翌日、おじさんが私たちを呼んだあの部屋に行ってみたけど、別の人が住んでいて、ずっとここに住んでるけどとか、よく分からないことを言っていた。
確かに、数日前に、私は、この部屋に来たのに。そう思って中を覗いてみると、小さなお子さんがいるようで、殺風景な部屋とは違って、廊下に子供の描いた絵とかが飾られていた。あれはなんだったんだろう?
病院からもらった痛み止めで、それほど苦痛はなかったけど、食欲もなくなり、体はどんどん痩せ細ってしまったの。あと、半年だったら、今ある貯金で十分に生きていけるし、会社は辞めたわ。

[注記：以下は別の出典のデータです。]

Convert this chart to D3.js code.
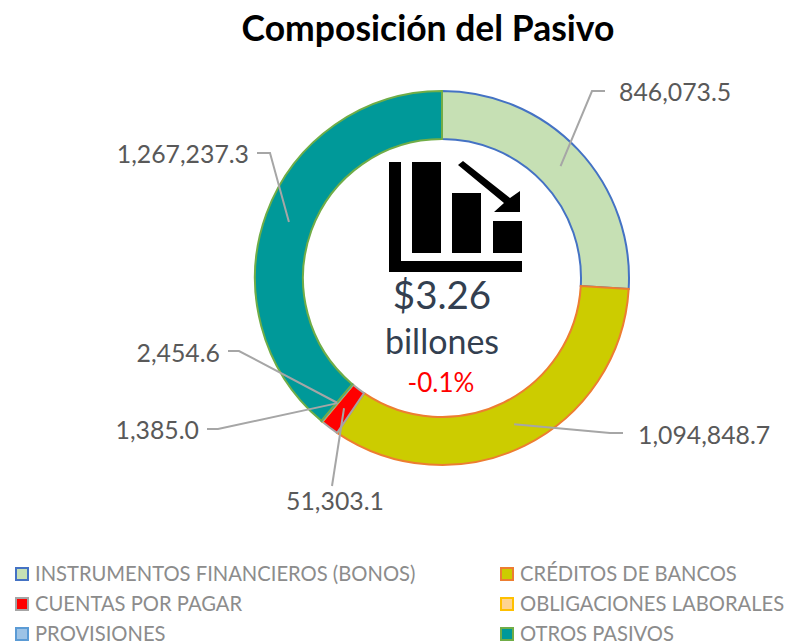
<!DOCTYPE html>
<html>
<head>
<meta charset="utf-8">
<script src="https://cdn.jsdelivr.net/npm/d3@7"></script>
<style>
body { margin: 0; background: #fff; }
text { font-family: Lato, "Open Sans", sans-serif; }
</style>
</head>
<body>
<div id="chart"></div>
<script>
var categories = ['INSTRUMENTOS FINANCIEROS (BONOS)', 'CRÉDITOS DE BANCOS', 'CUENTAS POR PAGAR',
	'OBLIGACIONES LABORALES', 'PROVISIONES', 'OTROS PASIVOS'];
var values = [846073.5, 1094848.7, 51303.1, 1385.0, 2454.6, 1267237.3];
var fills = ['#c6e0b4', '#cccc00', '#ff0000', '#ffd48f', '#9dc3e6', '#009999'];
var strokes = ['#4472c4', '#ed7d31', '#a5a5a5', '#ffc000', '#5b9bd5', '#70ad47'];

var width = 787;
var height = 643;
var cx = 442;
var cy = 278;
var outerRadius = 187;
var innerRadius = 139;

// elbow and text anchor of each leader line, relative to the top left of the picture
var leaders = [
	{elbow: [592, 91], end: [605, 91], x: 619, y: 101, anchor: 'start'},
	{elbow: [610, 433], end: [623, 433], x: 638, y: 444, anchor: 'start'},
	{elbow: null, end: [332, 486], x: 335, y: 510, anchor: 'middle'},
	{elbow: [218, 429], end: [207, 429], x: 199, y: 439, anchor: 'end'},
	{elbow: [239, 351], end: [228, 351], x: 220, y: 362, anchor: 'end'},
	{elbow: [270, 153], end: [257, 153], x: 249, y: 163, anchor: 'end'}
];

var svg = d3.select('#chart')
	.append('svg')
	.attr('width', width)
	.attr('height', height);

svg.append('text')
	.attr('x', 428)
	.attr('y', 41)
	.attr('text-anchor', 'middle')
	.style('font-size', '35.5px')
	.style('font-weight', 700)
	.style('fill', '#000')
	.text('Composición del Pasivo');

var arc = d3.arc()
	.innerRadius(innerRadius)
	.outerRadius(outerRadius);

var pie = d3.pie()
	.value(function(d){
		return d;
	})
	.sort(null);

var slices = pie(values);

var donut = svg.append('g')
	.attr('transform', 'translate(' + cx + ',' + cy + ')');

donut.selectAll('path')
	.data(slices)
	.enter()
	.append('path')
	.attr('d', arc)
	.attr('fill', function(d, i){
		return fills[i];
	})
	.attr('stroke', function(d, i){
		return strokes[i];
	})
	.attr('stroke-width', 2);

var format = d3.format(',.1f');

var line = d3.line();

svg.selectAll('.leader')
	.data(slices)
	.enter()
	.append('path')
	.attr('class', 'leader')
	.attr('fill', 'none')
	.attr('stroke', '#a6a6a6')
	.attr('stroke-width', 2)
	.attr('d', function(d, i){
		var c = arc.centroid(d);
		var pts = [[c[0] + cx, c[1] + cy]];
		if (leaders[i].elbow) pts.push(leaders[i].elbow);
		pts.push(leaders[i].end);
		return line(pts);
	});

svg.selectAll('.value')
	.data(values)
	.enter()
	.append('text')
	.attr('class', 'value')
	.attr('x', function(d, i){
		return leaders[i].x;
	})
	.attr('y', function(d, i){
		return leaders[i].y;
	})
	.attr('text-anchor', function(d, i){
		return leaders[i].anchor;
	})
	.style('font-size', '24.8px')
	.style('fill', '#595959')
	.text(function(d){
		return format(d);
	});

// bar chart icon in the hole
var icon = svg.append('g').attr('fill', '#000');
icon.append('rect').attr('x', 389).attr('y', 162).attr('width', 12).attr('height', 110);
icon.append('rect').attr('x', 389).attr('y', 261).attr('width', 133).attr('height', 11);
icon.append('rect').attr('x', 412).attr('y', 162).attr('width', 29).attr('height', 91);
icon.append('rect').attr('x', 452).attr('y', 193).attr('width', 29).attr('height', 60);
icon.append('rect').attr('x', 493).attr('y', 221).attr('width', 29).attr('height', 32);
icon.append('path').attr('d', 'M458,165 L463,161 L510,198 L520,191 L520,212 L494,212 L504,203 Z');

svg.append('text')
	.attr('x', 442).attr('y', 309)
	.attr('text-anchor', 'middle')
	.style('font-size', '38.5px')
	.style('fill', '#333f50')
	.text('$3.26');

svg.append('text')
	.attr('x', 442).attr('y', 354)
	.attr('text-anchor', 'middle')
	.style('font-size', '34px')
	.style('fill', '#333f50')
	.text('billones');

svg.append('text')
	.attr('x', 441).attr('y', 392)
	.attr('text-anchor', 'middle')
	.style('font-size', '26px')
	.style('fill', '#ff0000')
	.text('-0.1%');

var legendRectSize = 12;

var legend = svg.selectAll('.legend')
	.data(categories)
	.enter()
	.append('g')
	.attr('class', 'legend')
	.attr('transform', function(d, i){
		var horz = i % 2 == 0 ? 16 : 501;
		var vert = 568 + Math.floor(i / 2) * 30;
		return 'translate(' + horz + ',' + vert + ')';
	});

legend.append('rect')
	.attr('width', legendRectSize)
	.attr('height', legendRectSize)
	.attr('fill', function(d, i){
		return fills[i];
	})
	.attr('stroke', function(d, i){
		return strokes[i];
	})
	.attr('stroke-width', 2);

legend.append('text')
	.attr('x', 19)
	.attr('y', 13)
	.style('font-size', '20.2px')
	.style('fill', '#8c8c8c')
	.text(function(d){
		return d;
	});
</script>
</body>
</html>
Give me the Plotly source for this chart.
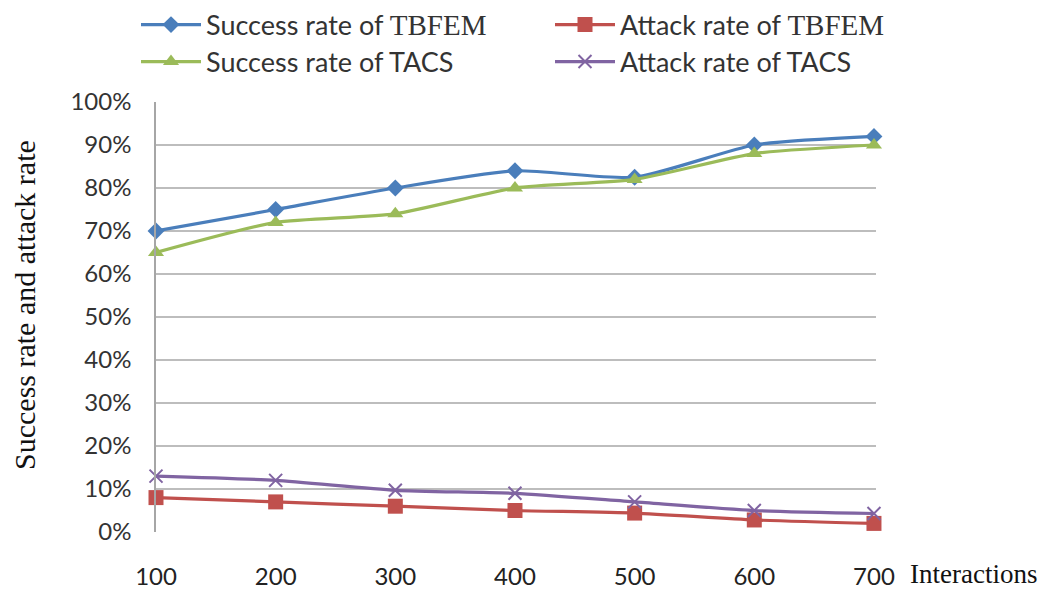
import plotly.graph_objects as go

interactions = [100, 200, 300, 400, 500, 600, 700]
success_tbfem = [0.70, 0.75, 0.80, 0.84, 0.825, 0.90, 0.92]
success_tacs = [0.65, 0.72, 0.74, 0.80, 0.82, 0.88, 0.90]
attack_tbfem = [0.08, 0.07, 0.06, 0.05, 0.044, 0.028, 0.02]
attack_tacs = [0.13, 0.12, 0.097, 0.09, 0.07, 0.05, 0.043]

SERIF = "Liberation Serif, Times New Roman, serif"
SANS = "Lato, Open Sans, sans-serif"
TB = '<span style="font-family:Liberation Serif, serif;font-size:29px">TBFEM</span>'

names = [
    "Success rate of " + TB,
    "Attack rate of " + TB,
    "Success rate of TACS",
    "Attack rate of TACS",
]
series = [success_tbfem, attack_tbfem, success_tacs, attack_tacs]
colors = ["#4A7EBB", "#C0504D", "#9BBB59", "#8064A2"]
symbols = ["diamond", "square", "triangle-up", "x-thin"]
sizes = [13, 15, 14, 13]
legends = ["legend", "legend2", "legend3", "legend4"]

# page is offset by 8px (body margin): figure coords = screen - 8
L, T, B_, R_ = 148, 94, 524, 868
W, H = 1049, 581
PW, PH = R_ - L, B_ - T

fig = go.Figure()
for n, s, c, sym, sz, lg in zip(names, series, colors, symbols, sizes, legends):
    marker = dict(symbol=sym, size=sz, color=c)
    if sym == "x-thin":
        marker["line"] = dict(color=c, width=2)
    fig.add_trace(go.Scatter(
        x=interactions, y=s, name=n, mode="lines+markers",
        line=dict(color=c, width=3.2, shape="spline", smoothing=0.6),
        marker=marker, legend=lg, cliponaxis=False,
    ))

leg_pos = {
    "legend": ((128 - L) / PW, 1.179),
    "legend2": ((542 - L) / PW, 1.179),
    "legend3": ((128 - L) / PW, 1.093),
    "legend4": ((542 - L) / PW, 1.093),
}
legend_cfg = {}
for lg, (lx, ly) in leg_pos.items():
    legend_cfg[lg] = dict(
        x=lx, y=ly, xanchor="left", yanchor="middle",
        font=dict(family=SANS, size=27, color="#333333"),
        bgcolor="rgba(0,0,0,0)", itemwidth=60,
    )

fig.update_layout(
    width=W, height=H,
    margin=dict(l=L, r=W - R_, t=T, b=H - B_, autoexpand=False),
    paper_bgcolor="white", plot_bgcolor="white",
    showlegend=True,
    **legend_cfg,
    xaxis=dict(
        range=[100, 701.7], tickvals=interactions,
        ticktext=[str(v) for v in interactions],
        showgrid=False, zeroline=False, showline=False,
        ticks="", ticklabelstandoff=28,
        tickfont=dict(family=SANS, size=24, color="#222222"),
    ),
    yaxis=dict(
        range=[0, 1], dtick=0.1, tickformat=".0%",
        showgrid=True, gridcolor="#BDBDBD", gridwidth=1.5,
        zeroline=False, showline=True, linecolor="#A6A6A6", linewidth=1.5,
        ticks="", ticklabelstandoff=18,
        tickfont=dict(family=SANS, size=24, color="#333333"),
    ),
    annotations=[
        dict(text="Success rate and attack rate", xref="paper", yref="paper",
             x=(16 - L) / PW, y=(B_ - 297) / PH, textangle=-90, showarrow=False,
             font=dict(family=SERIF, size=30, color="#111111"),
             xanchor="center", yanchor="middle"),
        dict(text="Interactions", xref="paper", yref="paper",
             x=(900 - L) / PW, y=-(566 - B_) / PH, showarrow=False,
             xanchor="left", yanchor="middle",
             font=dict(family=SERIF, size=27, color="#111111")),
    ],
)

fig.write_html("out.html")
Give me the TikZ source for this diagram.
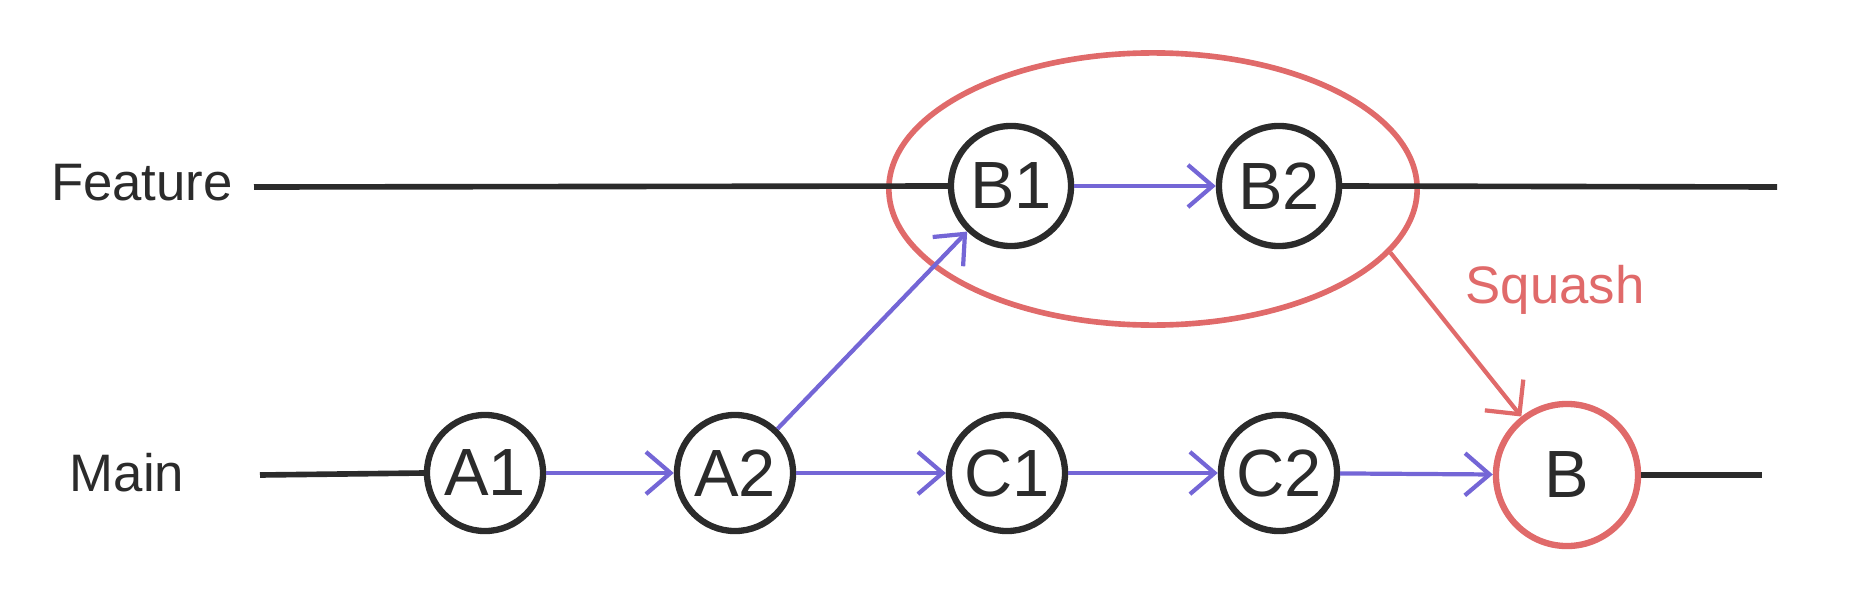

私は、私から体を奪ったあいつに文句を言うため、元の私が住んでいたマンションに行ったの。あいつは、笑顔いっぱいで、会社から帰ってきたわ。少し飲んでいるみたいで、体全体から楽しいって気持ちが滲み出てる。
「ひどいじゃないの。余命半年ぐらいって、知っていたんでしょ。」
「あ、あなたですか。そう、知っていましたよ。別に、あなたと体を交換するなんて思ってなかったし、そう思っていたとしても、あなた自身が選んだんじゃあないですか。あの時、おじさんは戻れないって言ってたので、今更、何言っても無駄じゃないですか?」
「そんなこと知っていれば、あの時、帰っていたわよ。体を返してよ。」
「お互いに、どうなるか知らなかったんですし、変な言いがかりをつけるのはやめてください。」
「私の体、返してよ。」
「何回も言うようですが、それは無理ですって。」
その時、近所のアパートから、うるさいという文句が聞こえた。
「周りにも迷惑ですし、言っても仕方がないので、やめましょうよ。これ以上、文句を言うなら警察を呼びますよ。あなたは、警察に、私と体を交換したって言うんですか? 信じてもらえないでしょう。では、夜も遅いし、さようなら。」
私は、どうしていいかわからなくなり、その場で立ちつくし、あいつが去っていくのを見てるしかなかった。そして、再度、どうしてこんなことになっちゃんたんだろうと、目は涙で溢れていた。
誰かに相談したかったけれど、体を交換したなんて、親でさえ、誰も信じてくれないだろうし、私の親のところに行っても、誰ですかってなるだけだと思う。どうしよう。
私の女性時代の友達に会いにもいけないし、あいつの友達にも会いたくない。私は、本当に1人ぼっち。孤独って、こういう意味だったのね。辛い。
最近は、体力もすっかりなくなり、食欲もなく、時間はたっぷりあったけど、何もやる気が起きなかった。だいたい、朝起きて、お昼ぐらいまで痛みに耐えて過ごして、その後、時々は夕食の買い物をして、夜はお酒を浴びるように飲んで、いつの間にか寝てるという生活だったの。
でも、飲むと、この体を私に押し付けたあいつへの怒りと悲しみが溢れてきた。朝になると、少しは、この気持ちは治まるんだけど、もうすぐ、私は死んでしまうのね。このことが、重く私の心にのしかかり、日々、心を病んでいった。